Although the Federal Reserve has attempted to slow the economy to get a handle on inflation, the unemployment rate actually declined in September. It was forecasted that the unemployment rate would be 3.7%, however, for the month of September, it was 3.5%.
The main reason for the drop in the unemployment rate is partly due to the number of people leaving the workforce. The labor force participation rate decreased to 62.3% and with a total decrease of 57,000. The Labor Department’s employment report showed that fewer Americans are working part-time because of economic reasons.
We have also seen average hourly earnings increase by 0.3% for the month of September, which is about a 5% jump from a year ago. Despite the increase in inflation, job growth has remained strong as many employers are left with open positions.
It has been found that there are 1.7 open positions for every available worker. The economy has now gained roughly 263,000 nonfarm positions. Although it is unfortunate that many employers are unable to fill positions, this in turn has helped increase wages.
In terms of sectors, hospitality had the largest gain compared to other industries as they had an increase of 83,000 positions.
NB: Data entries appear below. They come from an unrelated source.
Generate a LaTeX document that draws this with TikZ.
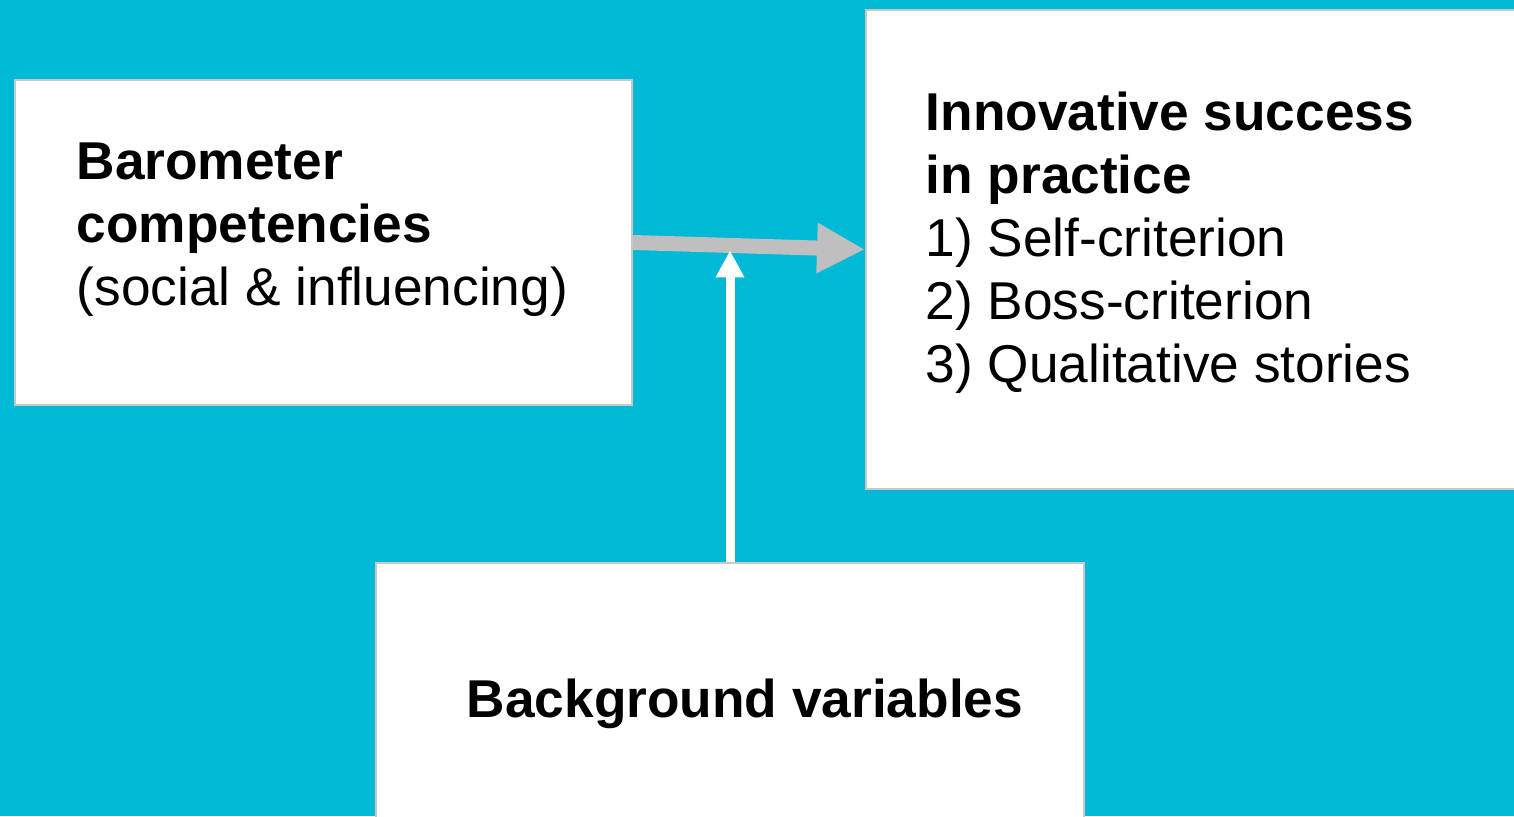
\documentclass[tikz,border=0pt]{standalone}
\usepackage{fontspec}
\setmainfont{Liberation Sans}
\usetikzlibrary{arrows.meta}
\definecolor{bgcyan}{HTML}{00B9D6}
\definecolor{boxline}{HTML}{C8C8C8}
\definecolor{arrowgray}{HTML}{BFBFBF}

\begin{document}
\begin{tikzpicture}[boxnode/.style={draw=boxline, line width=0.02cm, fill=white, inner sep=0pt},
    txt/.style={inner sep=0pt, align=left, anchor=base west, font=\fontsize{15.15pt}{17.9pt}\selectfont},
    grayarrow/.style={draw=arrowgray, line width=0.15cm, -{Triangle[length=0.48cm, width=0.47cm]}},
    whitearrow/.style={draw=white, line width=0.09cm, -{Triangle[length=0.27cm, width=0.27cm]}}]

    \useasboundingbox (0,0) rectangle (15.14,8.16);
    \fill[bgcyan] (0,0) rectangle (15.14,8.16);

    \node[boxnode, minimum width=6.17cm, minimum height=3.25cm] (baro) at (3.235,5.735) {};
    \node[boxnode, minimum width=6.54cm, minimum height=4.79cm] (success) at (11.93,5.665) {};
    \node[boxnode, minimum width=7.08cm, minimum height=2.68cm] (background) at (7.30,1.19) {};

    % anchor base = baseline of the last line
    \node[txt] (barotext) at (0.76,5.11) {\textbf{Barometer}\\ \textbf{competencies}\\ (social \& influencing)};
    \node[txt] (successtext) at (9.25,4.34) {\textbf{Innovative success}\\ \textbf{in practice}\\ 1) Self-criterion\\ 2) Boss-criterion\\ 3) Qualitative stories};
    \node[txt, anchor=base] (backgroundtext) at (7.45,0.99) {\textbf{Background variables}};

    \draw[grayarrow] (baro.east) -- (success.west) coordinate[pos=0.42] (mid);
    \draw[whitearrow] (background.north) -- ([yshift=-0.05cm]background.north |- mid);

\end{tikzpicture}
\end{document}
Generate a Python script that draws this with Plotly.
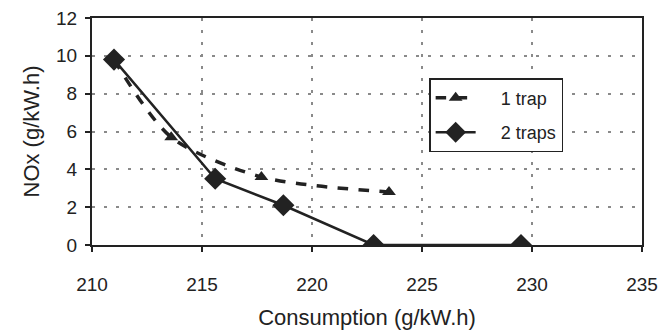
import plotly.graph_objects as go

# NOx emissions versus specific fuel consumption
one_trap_x = [211.0, 213.6, 217.7, 223.5]
one_trap_y = [9.8, 5.7, 3.6, 2.8]

two_traps_x = [211.0, 215.6, 218.7, 222.8, 229.5]
two_traps_y = [9.8, 3.5, 2.1, 0.0, 0.0]

x_ticks = [210, 215, 220, 225, 230, 235]
y_ticks = [0, 2, 4, 6, 8, 10, 12]

ink = "#222222"
family = "Liberation Sans, Arial, sans-serif"
tick_font = dict(family=family, size=19, color=ink)
title_font = dict(family=family, size=22, color=ink)
pad = "\u00a0" * 4

fig = go.Figure()
fig.add_trace(go.Scatter(
    x=one_trap_x, y=one_trap_y, name=pad + "1 trap", legendgroup="a",
    mode="lines+markers", line=dict(color=ink, width=3.5, dash="dash", shape="spline", smoothing=0.8),
    marker=dict(symbol="triangle-up", size=12, color=ink),
))
fig.add_trace(go.Scatter(
    x=two_traps_x, y=two_traps_y, name=pad + "2 traps", legendgroup="b",
    mode="lines+markers", line=dict(color=ink, width=2.5),
    marker=dict(symbol="diamond", size=17, color=ink),
))

axis_common = dict(
    showline=True, linecolor=ink, linewidth=2, mirror=True,
    showgrid=True, gridcolor="#8a8a8a", griddash="3px,9px", gridwidth=2,
    ticks="outside", ticklen=5, tickcolor=ink, tickwidth=1.5, zeroline=False,
    tickfont=tick_font, automargin=False,
)
fig.update_xaxes(range=[210, 235], tickvals=x_ticks, ticklabelstandoff=16,
                 title=dict(text="Consumption (g/kW.h)", font=title_font, standoff=16), **axis_common)
fig.update_yaxes(range=[0, 12], tickvals=y_ticks, ticklabelstandoff=4,
                 title=dict(text="NOx (g/kW.h)", font=title_font, standoff=10), **axis_common)

fig.update_layout(
    width=668, height=333,
    margin=dict(l=92, r=26, t=18, b=88),
    paper_bgcolor="white", plot_bgcolor="white",
    font=tick_font,
    showlegend=True,
    legend=dict(x=0.613, y=0.735, xanchor="left", yanchor="top",
                bgcolor="white", bordercolor=ink, borderwidth=1.5,
                font=dict(family=family, size=18, color=ink),
                tracegroupgap=8, itemwidth=40),
)

fig.write_html("out.html")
Even with the increase, hospitality still has 1.1 million jobs less than February 2020.
The next biggest industry was healthcare which added 60,000 professionals. While many industries saw an increase, there were a few sectors that saw losses. For example, there was a drop of 25,000 government positions and 8,000 losses for transportation and warehousing.
Federal Reserve officials predict that the unemployment rate will increase to 4.4% in 2023. They are expecting that the increase in inflation will cause “some pain” on the economy. It is anticipated that the Fed will continue to raise rates by another 0.75 percentage point this month. Traders are also anticipating that the Fed will do a half-point uptick in December which will increase the federal funds rate to a range of 4.25%-4.5%.
Despite the Federal Reserve’s efforts, the labor market continues to remain resilient and strong even with the interest rate hikes. However, since inflationary pressures are not causing the market to slow down fast enough, it is unlikely that we are coming to the end of the Fed’s tightening cycle.
If you are looking for employment, it is still a great time to be on the hunt. It seems companies will still be on the hunt for talent.